Seru juga mendengar pengalaman mereka. Tapi sebetulnya mereka sudah beberapa kali menjajal MRT di luar negeri, seperti juga yang sudah saya alami. Tentu saya membayangkan MRT di Jakarta paling tidak seperti yang saya rasakan di beberapa kota besar dunia, karena saya sendiri belum sempat mencoba yang di Jakarta.
Ternyata tidak begitu, atau tepatnya belum seperti itu, karena kita berharap lama-lama kalau masyarakat sudah terbiasa, perilaku yang tertib akan terbentuk dengan sendirinya.
Soalnya, kata famili saya itu, budaya antre para penumpang sungguh parah. Berdesak-desakan, persis seperti di KRL Jabodetabek saat jam padat penumpang di pagi atau sore hari beberapa tahun lalu, sebelum KRL memakai sistem kartu.Â
Mungkin mumpung masih gratis, sehingga animo masyarakat begitu tinggi mencoba barang baru, yang sebetulnya juga menuntut peradaban baru. Tapi tentu saja membangun peradaban baru itu tidak gampang.Â
Kata famili saya lagi, banyak penumpang yang berlaku norak, berteriak dan bertepuk tangan saat kereta melintas di lintasan bawah tanah. Saya tidak komentari soal norak, karena dalam hati saya sih itu bersifat relatif. Mirip juga kalau kita nonton film di bioskop misbar zaman dulu, penonton bersorak saat jagoan di layar lebar muncul.
Gak apa-apalah masyarakat menikmati sensasi lintasan subway dengan berteriak.
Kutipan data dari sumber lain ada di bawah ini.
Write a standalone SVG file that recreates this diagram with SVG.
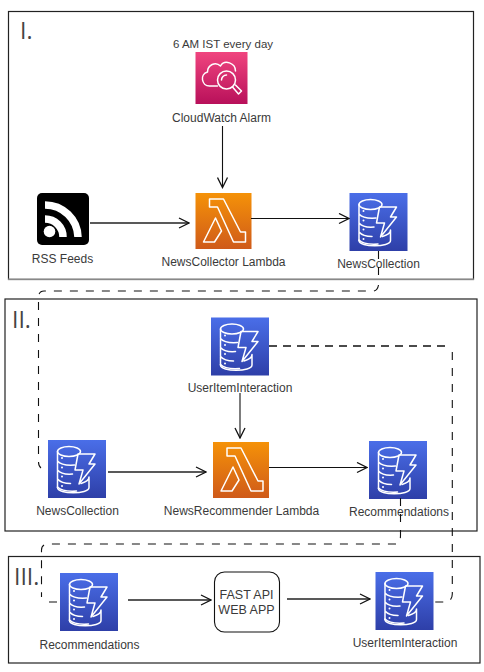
<svg xmlns="http://www.w3.org/2000/svg" width="484" height="672" viewBox="0 0 484 672">
<style>
text{font-family:"Liberation Sans",Arial,sans-serif;font-size:12px;fill:#3a3a3a;text-anchor:middle}
.num{font-family:"Open Sans","Liberation Sans",sans-serif;font-size:23px;text-anchor:start;fill:#444}
.frame{fill:#fff;stroke:#222;stroke-width:1.2}
.ic{fill:none;stroke:#fff;stroke-width:1.5;stroke-linejoin:round;stroke-linecap:round}
.c{fill:none;stroke:#111;stroke-width:1.1}
.t{stroke-width:1.7;stroke:#222}
.d{fill:none;stroke:#111;stroke-width:1.1;stroke-dasharray:8 8}
.dt{stroke-width:1.6;stroke-dasharray:8 6}
</style>
<defs>
<linearGradient id="gb" x1="0" y1="1" x2="0" y2="0"><stop offset="0" stop-color="#2e3fa8"/><stop offset="1" stop-color="#4a6ee8"/></linearGradient>
<linearGradient id="go" x1="0" y1="1" x2="0" y2="0"><stop offset="0" stop-color="#cf5a1a"/><stop offset="1" stop-color="#f59208"/></linearGradient>
<linearGradient id="gp" x1="0" y1="1" x2="0" y2="0"><stop offset="0" stop-color="#b8105a"/><stop offset="1" stop-color="#f0457f"/></linearGradient>
<marker id="a" viewBox="0 0 12 12" refX="11" refY="6" markerWidth="12" markerHeight="12" markerUnits="userSpaceOnUse" orient="auto"><path d="M1 1L11 6L1 11" fill="none" stroke="#111" stroke-width="1.3"/></marker>
<symbol id="dyn" width="58" height="58" viewBox="0 0 58 58" overflow="visible">
<rect width="58" height="58" fill="url(#gb)"/>
<ellipse class="ic" cx="21" cy="11.500" rx="11.500" ry="5"/>
<path class="ic" d="M9.500 11.500V47.500M9.500 21c3 3.500 10 4.500 17 4M9.500 30c3 3.500 9 4.500 15 4M9.500 39c3 3.500 9 4.500 13 4.500"/>
<path class="ic" d="M30 14H47L41 24H47L31 44L35 30H27Z"/>
<path class="ic" d="M9.500 47.500c0 7 31.500 7 31.500 0V37c0 2.500-3 5-8 6.500"/>
<path class="ic" d="M9.500 47c4 4 12 4.500 19 4"/>
<circle cx="14" cy="18" r="1" fill="#fff"/><circle cx="14" cy="27.500" r="1" fill="#fff"/><circle cx="14" cy="36.500" r="1" fill="#fff"/><circle cx="14" cy="46" r="1" fill="#fff"/>
</symbol>
<symbol id="lam" width="56" height="56" viewBox="0 0 56 56" overflow="visible">
<rect width="56" height="56" fill="url(#go)"/>
<path class="ic" d="M14 6H28L45 39H50V49H38L22 14H14ZM8 49L20 25L26 38L19 49Z"/>
</symbol>
</defs>
<rect x="8.500" y="11.500" width="465" height="268" class="frame"/>
<path d="M8 279.300H474" stroke="#888" stroke-width="1.600"/>
<rect x="5" y="299" width="472" height="232" class="frame"/>
<rect x="8.500" y="556.500" width="471.500" height="106.500" class="frame"/>
<text class="num" x="20" y="39">I.</text>
<text class="num" x="12" y="328">II.</text>
<text class="num" x="14" y="585">III.</text>
<g id="cloudwatch"><rect x="195.500" y="52" width="52" height="52" fill="url(#gp)"/>
<g transform="translate(195.500 52)"><path class="ic" d="M22 34H14C6 34 4 22 12 20C12 13 20 9 25 14C29 7 40 11 40 19"/><circle class="ic" cx="31" cy="28" r="9"/><path class="ic" d="M26 28A5 5 0 0 1 31 23"/><path class="ic" d="M37 35L43 42L46 39L40 33"/></g>
<text x="223" y="48" style="font-size:11.500px">6 AM IST every day</text><text x="221.500" y="122">CloudWatch Alarm</text></g>
<g id="rss"><rect x="37" y="193" width="52" height="52" rx="5" fill="#000"/>
<g transform="translate(37 193)" fill="none" stroke="#fff" stroke-width="7.500"><path d="M8 12A33 33 0 0 1 41 44"/><path d="M8 26A18 18 0 0 1 26 44"/><circle cx="12.500" cy="38.500" r="5.800" fill="#fff" stroke="none"/></g>
<text x="62.500" y="263">RSS Feeds</text></g>
<g id="newscollector"><use href="#lam" x="195.500" y="193"/><text x="223.500" y="266">NewsCollector Lambda</text></g>
<g id="newscollection1"><use href="#dyn" x="349.500" y="193"/><text x="378.500" y="268">NewsCollection</text></g>
<g id="useriteminteraction1"><use href="#dyn" x="211" y="317.500"/><text x="240" y="392">UserItemInteraction</text></g>
<g id="newscollection2"><use href="#dyn" x="48" y="440"/><text x="77.500" y="515">NewsCollection</text></g>
<g id="newsrecommender"><use href="#lam" x="213" y="442"/><text x="241.500" y="515">NewsRecommender Lambda</text></g>
<g id="recommendations1"><use href="#dyn" x="369" y="441"/><text x="399" y="516">Recommendations</text></g>
<g id="recommendations2"><use href="#dyn" x="60" y="573"/><text x="89.500" y="649">Recommendations</text></g>
<g id="fastapi"><rect x="214.500" y="572" width="65" height="60" rx="10" fill="#fff" stroke="#111" stroke-width="1.100"/><text x="246.500" y="599" style="font-size:12.500px">FAST API</text><text x="246.500" y="614" style="font-size:12.500px">WEB APP</text></g>
<g id="useriteminteraction2"><use href="#dyn" x="375.500" y="572"/><text x="405" y="647">UserItemInteraction</text></g>
<g id="connectors">
<path class="c" marker-end="url(#a)" d="M222.500 126V187.500"/>
<path class="c t" marker-end="url(#a)" d="M90 223H189"/>
<path class="c" marker-end="url(#a)" d="M251 218.500H349"/>
<path class="c" marker-end="url(#a)" d="M240 393V438"/>
<path class="c t" marker-end="url(#a)" d="M108 472H206"/>
<path class="c" marker-end="url(#a)" d="M269 467.500H367"/>
<path class="c t" marker-end="url(#a)" d="M128 600H211"/>
<path class="c t" marker-end="url(#a)" d="M287 599H370"/>
<path class="d" d="M378.500 251V275M378.500 285C378 288 376.500 291 373 291H44C41 291 38.500 293 38.500 297V462C38.500 465 39.500 467 41 468"/>
<path class="d dt" d="M269 346H446"/>
<path class="d" d="M452.300 352V594C452.300 598 450 602 446 602H435"/>
<path class="d" d="M400.500 498V535C400.500 541 399 544 395 544H49C44 544 41.500 546 41.500 550V597M49 602H57"/>
</g>
</svg>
Saya yakin kalau sudah ditarik bayaran dan resmi beroperasi, tidak akan terjadi lagi.
Pagi ini saya sengaja berselancar di dunia maya, mencari tahu perilaku ketidaktertiban para penumpang saat menjajal MRT. Ternyata betul, keluhan utama adalah soal berdesak-desakan yang nyaris main sikut-sikutan saat naik MRT dan banyaknya mereka yang menunggu di peron sambil bersender di pembatas kaca, padahal sudah tertulis larangan karena berbahaya bila rangkaian kereta lewat di rel di sebelah pembatas kaca itu tadi.
Perilaku lain yang tidak terpuji adalah membuang sampah seenaknya, terutama bungkus permen, makanan kecil, dan minuman dalam kemasan, baik di stasiun maupun dalam gerbong MRT. Bisa jadi karena demikian banyak orang sehingga mereka malas bergerak mencari tempat sampah.
Tapi berita yang membuat saya agak kaget adalah tentang penumpang yang membawa makanan lalu duduk lesehan di stasiun dengan lahapnya persis seperti yang kita jumpai di banyak obyek rekreasi terbuka seperti di Kebon Binatang Ragunan.
Berita tersebut saya dapatkan dari kompas.com (24/3/2019), yang juga memuat foto seorang ibu yang kedua tangannya memegang gantungan pegangan tangan dengan posisi seperti anak-anak main ayunan. Ada pula, kebetulan juga seorang ibu, yang kedua kakinya naik ke bangku MRT. Tapi kedua foto ini dalam kondisi gerbong yang relatif sepi, berbeda dengan cerita famili saya di atas.